Et toucher à la peinture (en tâter, comme on dit) fait aussi lever, devant les yeux
avides de ces corps et de ces « natures » dont la vie banale les frustre, des images
impérieuses dont on peut se dire que, les ayant vues, on a vu, de la vie, autre chose
– voire, d’elle, du plus vrai. Par exemple (salut à Gauguin !) des corps de femmes
nues, des textures de peau, des soleils exotiques, des couleurs de ciels comme on
n’en voit pas. Sauf que ce ne sont toujours que des images. De la vie vraie, les images,
puisque rien qu’images, nous disent aussi bien l’absence. Ça ne fait rien : avoir cru
voir nous aura au moins fait approcher (ou toucher: voilà un deuxième sens, un peu plus subtil) cette énigme: que le vrai de la vie ne se livre que dans ces tableaux ou
ces poèmes assez frais, assez forts, assez violents pour dépasser les réalités qu’on
nous assure être la vie à quoi nous serions voués. On s’avisera alors que cette énigme
s’appelle « art ». Et on en conclura que c’est dans l’expérience de ces fictions d’art
qu’on peut dépasser la fiction (la fiction idéologique, par exemple) qu’on veut nous
faire prendre pour la réalité. On devra cependant admettre que c’est au prix d’une
relégation de ladite « vraie vie », impeccablement intouchable, derrière les représentations sans lesquelles nous n’aurions même pas l’idée qu’elle est et nous appelle à
elle. C’est ainsi, je crois, qu’enfant, adolescent, les cieux de la peinture ont « affiné
mon optique », comme dit magnifiquement Rimbaud.

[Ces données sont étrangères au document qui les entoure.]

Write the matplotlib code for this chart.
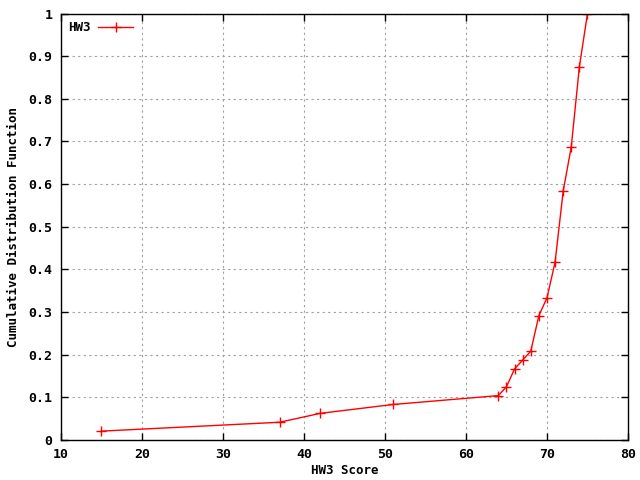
import numpy as np
import matplotlib
matplotlib.use("Agg")
import matplotlib.pyplot as plt
from matplotlib.ticker import FuncFormatter

# HW3 scores and their cumulative fraction (48 students)
scores = [15, 37, 42, 51, 64, 65, 66, 67, 68, 69, 70, 71, 72, 73, 74, 75]
counts = [1, 2, 3, 4, 5, 6, 8, 9, 10, 14, 16, 20, 28, 33, 42, 48]
n_total = 48
cdf = np.array(counts) / n_total

plt.rcParams['font.family'] = 'DejaVu Sans Mono'
plt.rcParams['font.weight'] = 'bold'
plt.rcParams['font.size'] = 9

fig = plt.figure(figsize=(6.4, 4.8), dpi=100)
ax = fig.add_axes([0.0953, 0.0833, 0.8859, 0.8885])

ax.plot(scores, cdf, color='red', lw=1, marker='+', markersize=7,
        markeredgewidth=1, label='HW3')

ax.set_xlim(10, 80)
ax.set_ylim(0, 1)
ax.set_xticks(np.arange(10, 81, 10))
ax.set_yticks(np.arange(0, 1.01, 0.1))
ax.yaxis.set_major_formatter(FuncFormatter(lambda v, p: '%g' % round(v, 1)))

ax.grid(True, color='#a0a0a0', linestyle=(0, (2, 3)), lw=0.8)
ax.tick_params(direction='in', length=5, width=1, top=True, right=True,
               labelsize=9.5, pad=6)
for s in ax.spines.values():
    s.set_linewidth(1)

ax.set_xlabel('HW3 Score', fontsize=9, fontweight='bold', labelpad=2)
ax.set_ylabel('Cumulative Distribution Function', fontsize=9,
              fontweight='bold', labelpad=6)

leg = ax.legend(loc='upper left', frameon=False, handlelength=2.8,
                borderaxespad=0.2, markerfirst=False, handletextpad=0.6)

fig.savefig('out.png', dpi=100)
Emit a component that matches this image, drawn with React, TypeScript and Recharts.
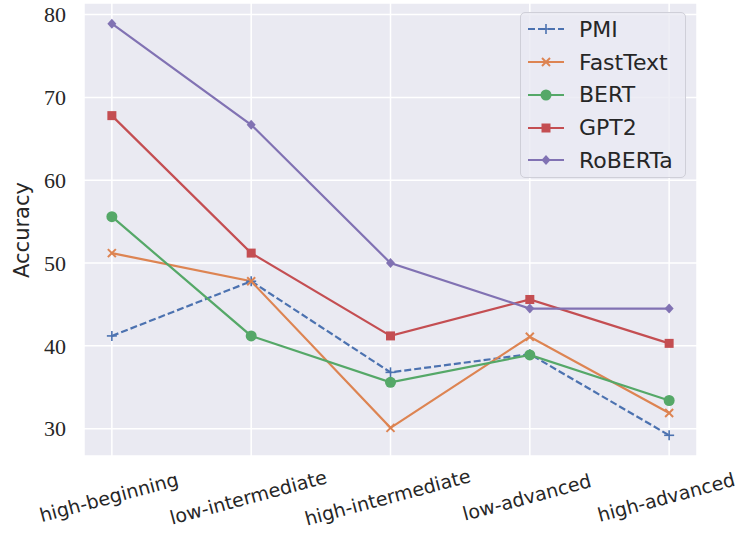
import { CartesianGrid, Legend, Line, LineChart, XAxis, YAxis } from "recharts";

const categories = ["high-beginning", "low-intermediate", "high-intermediate", "low-advanced", "high-advanced"];
const pmi = [41.2, 47.8, 36.8, 39.0, 29.2];
const fastText = [51.2, 47.8, 30.1, 41.1, 31.9];
const bert = [55.6, 41.2, 35.6, 38.9, 33.4];
const gpt2 = [67.8, 51.2, 41.2, 45.6, 40.3];
const roberta = [78.9, 66.7, 50.0, 44.5, 44.5];
const yTicks = [30, 40, 50, 60, 70, 80];

type Marker = "plus" | "x" | "circle" | "square" | "diamond";

const series: { key: string; name: string; color: string; marker: Marker; dash?: string }[] = [
  { key: "pmi", name: "PMI", color: "#4C72B0", marker: "plus", dash: "7 3" },
  { key: "fastText", name: "FastText", color: "#DD8452", marker: "x" },
  { key: "bert", name: "BERT", color: "#55A868", marker: "circle" },
  { key: "gpt2", name: "GPT2", color: "#C44E52", marker: "square" },
  { key: "roberta", name: "RoBERTa", color: "#8172B3", marker: "diamond" },
];

const data = categories.map((name, i) => ({
  idx: i,
  name,
  pmi: pmi[i],
  fastText: fastText[i],
  bert: bert[i],
  gpt2: gpt2[i],
  roberta: roberta[i],
}));

function drawMarker(marker: Marker, cx: number, cy: number, color: string, key?: string) {
  switch (marker) {
    case "plus":
      return (
        <g key={key}>
          <line x1={cx - 5} y1={cy} x2={cx + 5} y2={cy} stroke={color} strokeWidth={1.6} />
          <line x1={cx} y1={cy - 5} x2={cx} y2={cy + 5} stroke={color} strokeWidth={1.6} />
        </g>
      );
    case "x":
      return (
        <g key={key}>
          <line x1={cx - 4} y1={cy - 4} x2={cx + 4} y2={cy + 4} stroke={color} strokeWidth={2} />
          <line x1={cx - 4} y1={cy + 4} x2={cx + 4} y2={cy - 4} stroke={color} strokeWidth={2} />
        </g>
      );
    case "circle":
      return <circle key={key} cx={cx} cy={cy} r={5.5} fill={color} />;
    case "square":
      return <rect key={key} x={cx - 4.5} y={cy - 4.5} width={9} height={9} fill={color} />;
    case "diamond":
      return <polygon key={key} points={`${cx},${cy - 5} ${cx + 4.5},${cy} ${cx},${cy + 5} ${cx - 4.5},${cy}`} fill={color} />;
  }
}

function XTick({ x, y, payload }: any) {
  return (
    <g transform={`translate(${x - 3},${y})`}>
      <text
        x={0}
        y={39}
        textAnchor="middle"
        dominantBaseline="central"
        transform="rotate(-15, 0, 39)"
        fontFamily="DejaVu Sans"
        fontSize={19}
        fill="#262626"
      >
        {categories[payload.value]}
      </text>
    </g>
  );
}

function LegendBox() {
  return (
    <div
      style={{
        width: 166,
        height: 166,
        boxSizing: "border-box",
        border: "1px solid #cfcfd8",
        borderRadius: 5,
        background: "rgba(234,234,242,0.8)",
        fontFamily: "DejaVu Sans",
        fontSize: 22,
        color: "#262626",
      }}
    >
      {series.map((s) => (
        <div key={s.key} style={{ display: "flex", alignItems: "center", height: 32.75, paddingLeft: 7 }}>
          <svg width={36} height={20} style={{ marginRight: 15 }}>
            <line x1={0} y1={10} x2={36} y2={10} stroke={s.color} strokeWidth={2.2} strokeDasharray={s.dash} />
            {drawMarker(s.marker, 18, 10, s.color)}
          </svg>
          <span>{s.name}</span>
        </div>
      ))}
    </div>
  );
}

export default function App() {
  return (
    <div style={{ position: "absolute", left: 0, top: 0 }}>
      <LineChart width={740} height={539} data={data} margin={{ top: 3, right: 43, bottom: 0, left: 0 }}>
        <CartesianGrid stroke="#ffffff" strokeWidth={1.5} fill="#EAEAF2" fillOpacity={1} />
        <XAxis
          dataKey="idx"
          type="number"
          domain={[-0.2, 4.2]}
          ticks={[0, 1, 2, 3, 4]}
          axisLine={false}
          tickLine={false}
          tickSize={0}
          height={83}
          tick={<XTick />}
        />
        <YAxis
          type="number"
          domain={[26.7, 81.4]}
          ticks={yTicks}
          axisLine={false}
          tickLine={false}
          tickSize={0}
          tickMargin={18}
          width={84}
          tick={{ fontFamily: "Liberation Serif", fontSize: 22, fill: "#262626" }}
          label={{
            content: () => (
              <text
                x={22}
                y={230}
                textAnchor="middle"
                dominantBaseline="central"
                transform="rotate(-90, 22, 230)"
                fontFamily="DejaVu Sans"
                fontSize={21}
                fill="#262626"
              >
                Accuracy
              </text>
            ),
          }}
        />
        <Legend
          layout="vertical"
          align="center"
          verticalAlign="middle"
          wrapperStyle={{ left: 520, top: 12, width: 166 }}
          content={() => <LegendBox />}
        />
        {series.map((s) => (
          <Line
            key={s.key}
            dataKey={s.key}
            name={s.name}
            stroke={s.color}
            strokeWidth={2.2}
            strokeDasharray={s.dash}
            isAnimationActive={false}
            dot={(p: any) => drawMarker(s.marker, p.cx, p.cy, s.color, `${s.key}-${p.index}`)}
            activeDot={false}
          />
        ))}
      </LineChart>
    </div>
  );
}
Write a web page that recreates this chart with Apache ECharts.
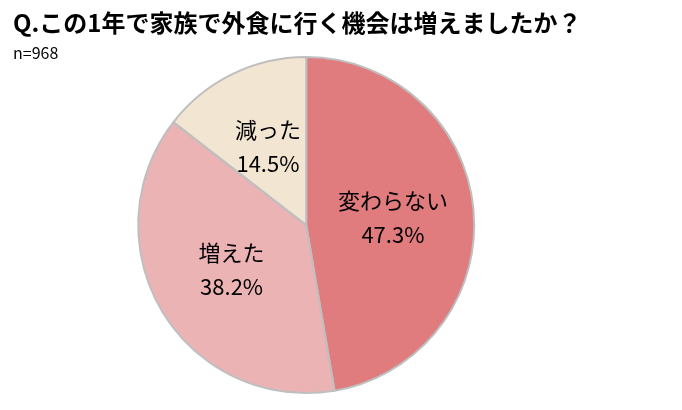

Une fois grandi, on brode là-dessus. On comprend que les parlants sont irrémédiablement posés à distance du monde, qu’il n’y a pas pour eux d’autre rapport
au monde que médiatisé. Que les conditions de cette médiatisation sont d’une part
le fait même de la parole, d’autre part la saisie optique des choses (qui est aussi bien
mise à distance des choses). On comprend un peu mieux aussi pourquoi parler, du
coup, et sans doute plus encore écrire, comme par une inversion mécanique du sensible, tient d’un désir de séduire, c’est-à-dire de paradoxalement détourner la parole
de sa fatalité séparatrice pour lui demander un peu de monde, un peu de réel dont,
entre autres, une chance de toucher: toucher les pensées (par le partage intellectuel),
les cœurs (par l’émotion), les corps (par la sensualité érotisée). Et on comprend
encore peu à peu ceci : qu’il n’y a pas de regard pur, miraculeusement lavé de ce qui
fait des hommes des hommes: qu’ils parlent. On en vient alors à saisir que, pour
la créature parlante, le regard (je cite Francis Ponge, un écrivain que nous aimons
beaucoup tous les deux), c’est toujours « le regard tel qu’on le parle ».